Ok let’s call a spade a spade.

Having out yourself for 30-60 minutes when you have household, children, meal, planning responsibilities is exactly what it is: Dodging responsibilities

Now, if you have autism and are constantly overwhelmed and fatigued and giving your 5-6 hours of energy only to work, then get therapy. Then come to agreement that the only way you function is with big breaks throughout the day. Sorry spouse! Sorry kids!
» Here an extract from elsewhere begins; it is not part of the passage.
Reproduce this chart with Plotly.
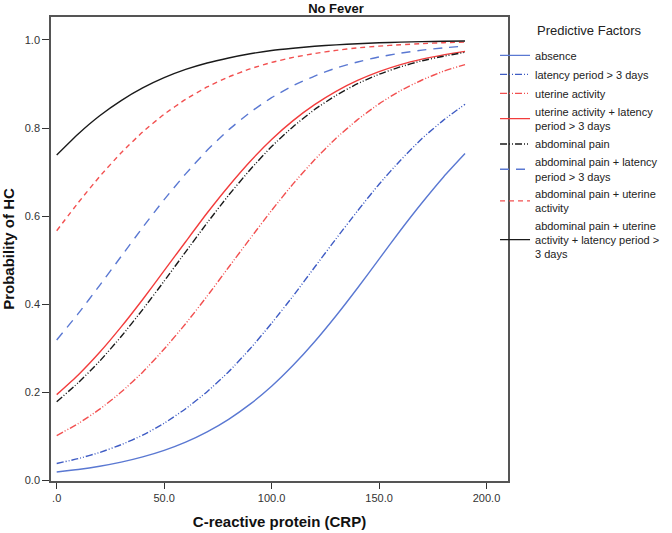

You think taking 30 minutes to yourself is dodging responsibilities? You sounds angry and weird, which would be consistent with that. PP said that she suggests her DH take a little break before coming home to decompress. That seems like a nice idea. Is it better to come in refreshed and ready to be present with the kids? Or to stick with the martyrdom and coming in ready to be angry at everyone?

Also, not everyone has some middle manager fed or NGO job where the only stress is boredom. Some people have really hectic or stressful jobs, and taking a little time to decompress makes a lot of sense.

But the wife is at home after *also* working all day and is also cooking dinner and watching YOUR kids while you sit and have a Pepsi and watch YouTube in a parking lot. It’s shirking responsibility. Are you giving your wife 60 minutes of alone time once you get home? Probably not.


She can get her quiet time from 11pm to midnight. I go to bed at 8pm. Kids can deal.
Anonymous
I hear a lot of bitter stay at home moms who aren't expressing their needs to their partners. If you need him to pick up dinner on the way home, ask him to. If you need some alone time when he gets home let him know and go... What the hell is stopping you?